Like the rhetorical structure of The Dunwich Horror, this statement seems recursive. On my reading of the passage, the inevitability of the horror stems from its previous existence, and the absence of the horror can only be seen through its presence in the past and future. Herein lies a problem with the Dunwich horror: it’s presence. When Armitage arrives in Dunwich to combat it, he conjures a magic formula in order to view it, as well as leaving a telescope with the denizens of Dunwich who watch from a distance. At the moment that Armitage uses his concoction, the man viewing the scene from the telescope loses consciousness and drops the ocular device.

This reaction seems absurd to such an instantaneous flash, yet when brought into dialogue with the story of Semele, the mother of Dionysus, his actions seem justified. In the legend, Semele, one of the most attractive mortals, proves irresistible for Zeus, causing him to visit her on many occasions, and eventually impregnating her. However, on his final visit, Zeus promises on the river Styx that he shall give her whatever she desires, to which she asks him to show her his divine form. After unsuccessfully begging her to change her wish, he eventually reveals himself to her, destroying her instantaneously. Similarly, after a mere glimpse of the horror, the man using a device to see it more clearly physically and mentally collapses. In this sense, the horror must remain absent from the text for the protection of the human being.

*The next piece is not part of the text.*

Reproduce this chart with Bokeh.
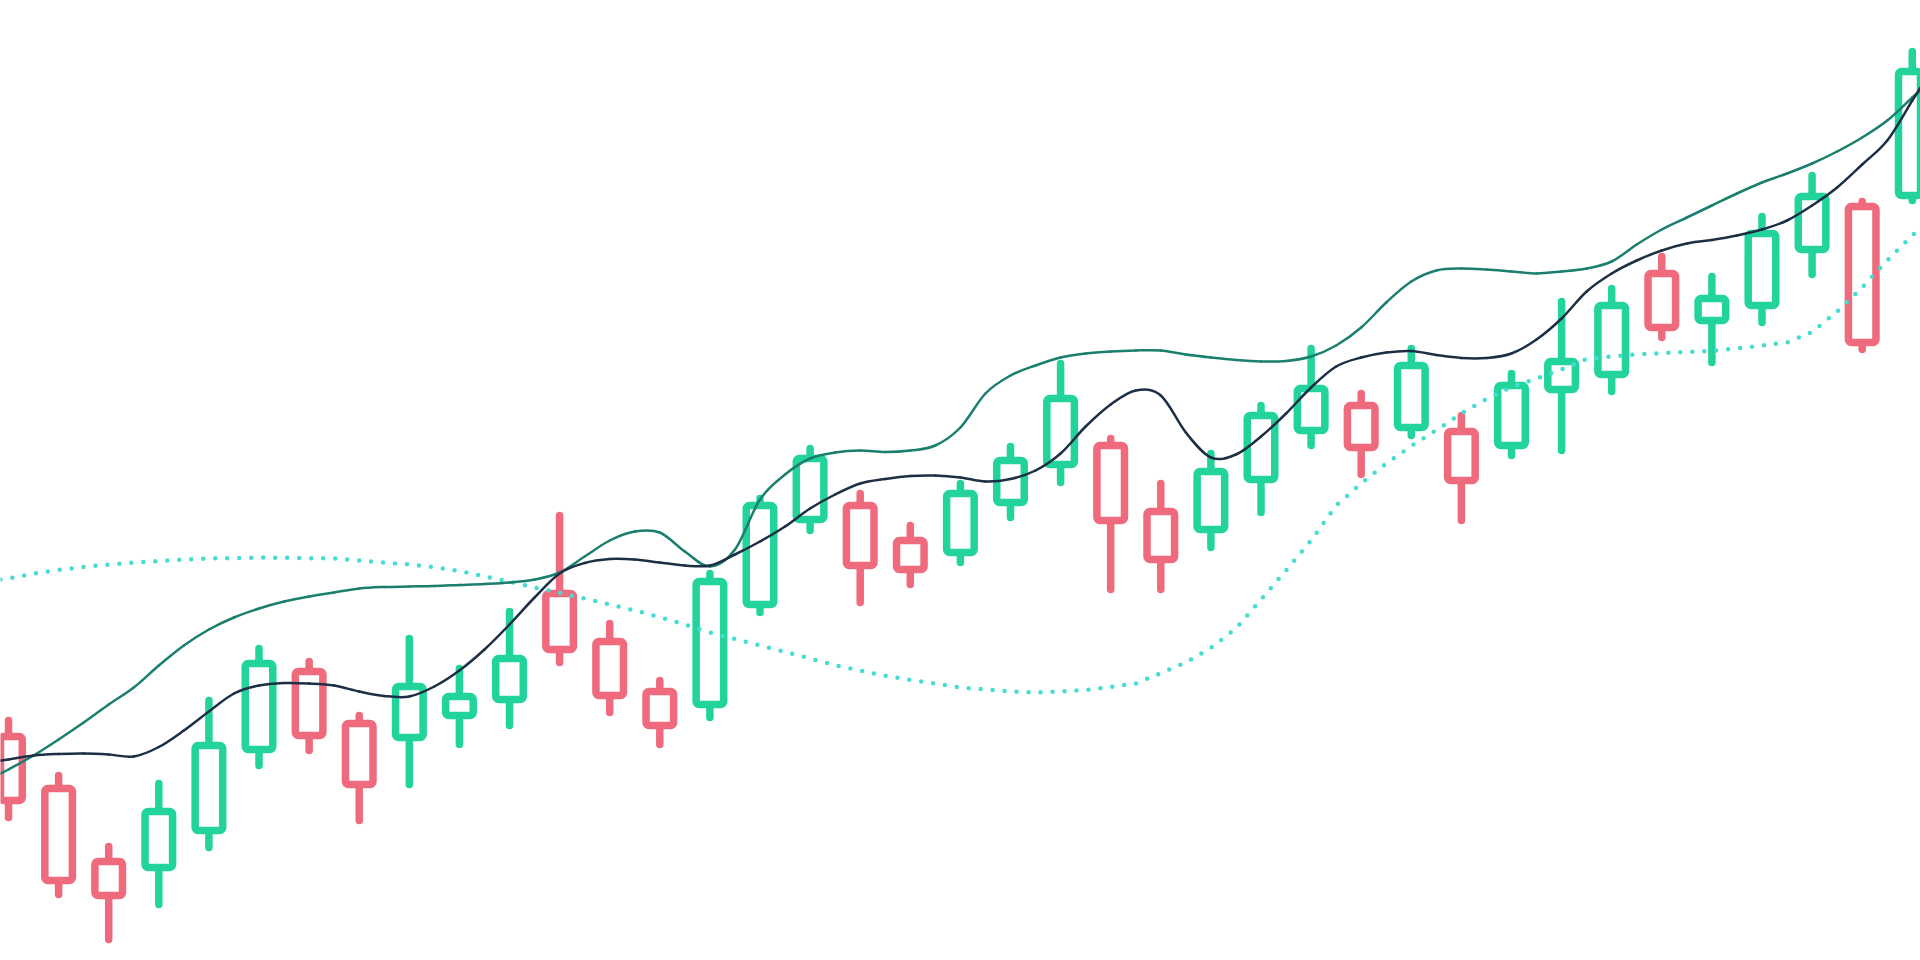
from bokeh.plotting import figure
from bokeh.models import Range1d, ColumnDataSource
from bokeh.embed import file_html
from bokeh.resources import INLINE

# ---- candle data (one per session) ----
opens = [121.6, 116.4, 109.1, 108.5, 112.2, 120.3, 128.1, 122.9, 121.5, 123.7,
         125.3, 135.9, 131.1, 126.1, 124.8, 134.8, 143.3, 144.7, 141.2, 140.0,
         145.0, 148.8, 150.7, 144.1, 142.3, 147.3, 152.2, 154.7, 152.5, 152.1,
         150.7, 156.3, 157.8, 167.9, 163.2, 164.7, 170.3, 174.6, 175.7]
closes = [115.2, 107.2, 105.7, 114.1, 120.7, 128.9, 121.7, 116.8, 126.6, 125.6,
          129.4, 130.3, 125.7, 122.7, 137.1, 144.7, 149.4, 138.7, 138.3, 145.9,
          149.2, 155.4, 143.2, 139.3, 148.1, 153.7, 156.4, 150.5, 158.7, 147.2,
          156.7, 159.1, 164.7, 162.5, 165.4, 171.9, 175.6, 161.0, 188.1]
highs = [123.2, 117.7, 110.6, 116.9, 125.2, 130.4, 129.1, 123.7, 131.4, 128.4,
         134.1, 143.7, 132.9, 127.2, 137.9, 145.4, 150.4, 145.9, 142.7, 146.9,
         150.6, 158.9, 151.4, 146.9, 149.9, 154.7, 160.4, 155.9, 160.4, 153.7,
         157.9, 165.1, 166.4, 169.6, 167.6, 173.6, 177.7, 175.1, 190.1]
lows = [113.5, 105.8, 101.3, 104.8, 110.5, 118.7, 120.2, 113.2, 116.8, 120.8,
        122.7, 129.0, 124.0, 120.8, 123.5, 134.0, 142.2, 135.0, 136.8, 139.0,
        143.5, 147.0, 136.3, 136.3, 140.5, 144.0, 150.7, 147.8, 151.7, 143.2,
        149.7, 150.2, 156.1, 161.5, 159.0, 163.0, 167.8, 160.3, 175.2]

# ---- indicator lines: value at the left edge, every half session, right edge ----
line_x = [-0.16] + [k * 0.5 for k in range(77)] + [38.164]
upper_band = [117.9,
              118.3, 119.7, 121.3, 123.0, 124.8, 126.5, 128.7, 130.7, 132.3, 133.5,
              134.4, 135.1, 135.6, 136.0, 136.4, 136.55, 136.6, 136.65, 136.75, 136.85,
              137.0, 137.3, 138.0, 139.6, 141.2, 142.1, 142.0, 140.1, 138.6, 140.3,
              145.3, 147.8, 149.4, 150.0, 150.2, 150.05, 150.2, 150.7, 152.5, 155.9,
              157.7, 158.7, 159.5, 159.9, 160.1, 160.2, 160.2, 159.8, 159.5, 159.25,
              159.1, 159.15, 159.6, 160.7, 162.5, 165.0, 167.1, 168.2, 168.4, 168.3,
              168.1, 167.9, 168.1, 168.4, 169.1, 170.8, 172.3, 173.5, 174.7, 175.9,
              177.0, 177.9, 178.9, 180.1, 181.5, 183.2, 185.5,
              186.2]
middle_line = [119.2,
               119.3, 119.7, 119.85, 119.9, 119.8, 119.6, 120.55, 122.2, 124.1, 125.9,
               126.7, 126.95, 126.9, 126.7, 126.1, 125.65, 125.6, 126.6, 128.2, 130.3,
               132.8, 135.5, 137.9, 138.95, 139.35, 139.3, 139.0, 138.7, 138.7, 139.8,
               141.1, 142.6, 144.4, 145.8, 146.9, 147.35, 147.65, 147.7, 147.5, 147.1,
               147.35, 148.2, 149.9, 152.6, 154.8, 156.2, 155.7, 152.0, 149.5, 149.8,
               151.6, 153.9, 156.5, 158.6, 159.5, 160.0, 160.15, 159.75, 159.45, 159.45,
               159.9, 161.3, 163.4, 166.1, 167.9, 169.2, 170.2, 170.9, 171.25, 171.7,
               172.3, 173.2, 174.7, 176.5, 178.8, 181.2, 185.2,
               186.5]
slow_line = [137.3,
             137.4, 137.9, 138.25, 138.55, 138.8, 139.0, 139.15, 139.3, 139.4, 139.45,
             139.5, 139.47, 139.44, 139.4, 139.2, 138.98, 138.8, 138.54, 138.15, 137.6,
             137.1, 136.5, 135.95, 135.4, 134.8, 134.2, 133.54, 132.8, 132.0, 131.36,
             130.7, 130.06, 129.4, 128.73, 128.2, 127.67, 127.25, 126.9, 126.5, 126.3,
             126.1, 126.0, 126.1, 126.25, 126.55, 126.9, 127.94, 129.0, 130.45, 132.4,
             135.3, 138.2, 141.2, 144.7, 146.9, 148.9, 150.65, 152.25, 153.9, 155.35,
             156.55, 157.4, 158.3, 159.35, 159.6, 159.8, 159.94, 160.05, 160.16, 160.4,
             160.7, 161.0, 162.05, 164.1, 166.5, 169.2, 171.7,
             172.5]

GREEN = "#22d39b"
RED = "#ee6a7c"
TEAL = "#1b7f6f"
NAVY = "#1d2f45"
CYAN = "#45ddd0"

n = len(opens)
idx = list(range(n))
colors = [GREEN if c >= o else RED for o, c in zip(opens, closes)]
src = ColumnDataSource(dict(
    x=idx,
    top=[max(o, c) for o, c in zip(opens, closes)],
    bottom=[min(o, c) for o, c in zip(opens, closes)],
    high=highs, low=lows, color=colors,
))


def smooth_source(xs, ys):
    """Catmull-Rom control points so the curve passes through every sample."""
    m = len(xs)
    d = dict(x0=[], y0=[], x1=[], y1=[], cx0=[], cy0=[], cx1=[], cy1=[])
    for i in range(m - 1):
        xa, ya = xs[max(i - 1, 0)], ys[max(i - 1, 0)]
        xb, yb = xs[i], ys[i]
        xc, yc = xs[i + 1], ys[i + 1]
        xd, yd = xs[min(i + 2, m - 1)], ys[min(i + 2, m - 1)]
        d["x0"].append(xb); d["y0"].append(yb)
        d["x1"].append(xc); d["y1"].append(yc)
        d["cx0"].append(xb + (xc - xa) / 6); d["cy0"].append(yb + (yc - ya) / 6)
        d["cx1"].append(xc - (xd - xb) / 6); d["cy1"].append(yc - (yd - yb) / 6)
    return ColumnDataSource(d)


p = figure(width=1920, height=960,
           x_range=Range1d(-0.16, 38.164), y_range=Range1d(99.2, 195.2),
           output_backend="svg", toolbar_location=None,
           x_axis_location=None, y_axis_location=None,
           min_border=0)
p.grid.visible = False
p.outline_line_color = None
p.background_fill_color = "white"
p.border_fill_color = "white"

p.segment(x0="x", y0="high", x1="x", y1="low", source=src,
          line_color="color", line_width=7.5, line_cap="round")
p.vbar(x="x", width=0.55, top="top", bottom="bottom", source=src,
       fill_color="white", line_color="color", line_width=7.5,
       line_join="round", border_radius=3)

p.line(line_x, slow_line, line_color=CYAN, line_width=4.5,
       line_dash="0 12", line_cap="round")
for ys, col in ((upper_band, TEAL), (middle_line, NAVY)):
    p.bezier(x0="x0", y0="y0", x1="x1", y1="y1", cx0="cx0", cy0="cy0",
             cx1="cx1", cy1="cy1", source=smooth_source(line_x, ys),
             line_color=col, line_width=2.5, line_cap="round")

open("out.html", "w").write(file_html(p, INLINE))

Amid the text, however, looms an even more powerful absent being, Yog-Sothoth, the father of Wilbur and the horror itself. Armitage relays the information he knows about the horror’s lineage in the final paragraph of the story: “It was [Wilbur’s] twin brother, but it looked more like the father than he did.” I find this description of the strange family important, because it implies that Wilbur, the only one of these three who appears present in the text, shares less in common with Yog-Sothoth than his brother does. Furthermore, if Wilbur can stay present in the text without harming the reader while the horror causes the one man that views it clearly to collapse, then I can not imagine what catching so much as a glimpse of Yog-Sothoth would do to a human being. At best, she would probably suffer the same fate as Semele. So what does this imply for us? Why can the human being not view the force or god that affects life as she knows it? If we can behold this absence, does this suggest that a deeper meaning to life exists? As she recognizes that the forces around her remain absent from her life, the human being finds that she, herself is absent.

Harkening to such an absence, we can turn our ears to Nietzsche’s verdict on humanity that, “We have killed [God]”, suggesting that the reason we can not see these forces lies within ourselves, absent from superficial understandings. Like these forces, however, we find that we remain absent from our own lives, unable to behold ourselves, and are rather beheld by other outside forces. Likewise, we resort to reflections and copies of our image for validation of our existence, furthering ourselves from the truth of our existence. As we begin to find ourselves situated in the same position of the horror, one of an absent presence, struggling with our own existence and searching for meaning in our lives in the same way that the horror searches for Yog-Sothoth, we feel obligated to question the relative validity of our own existence. However, much like Yog-Sothoth, our existence, although seemingly absent, leaves us with the present looming responsibility of defining ourselves without the ever absent forces that pervade our lives.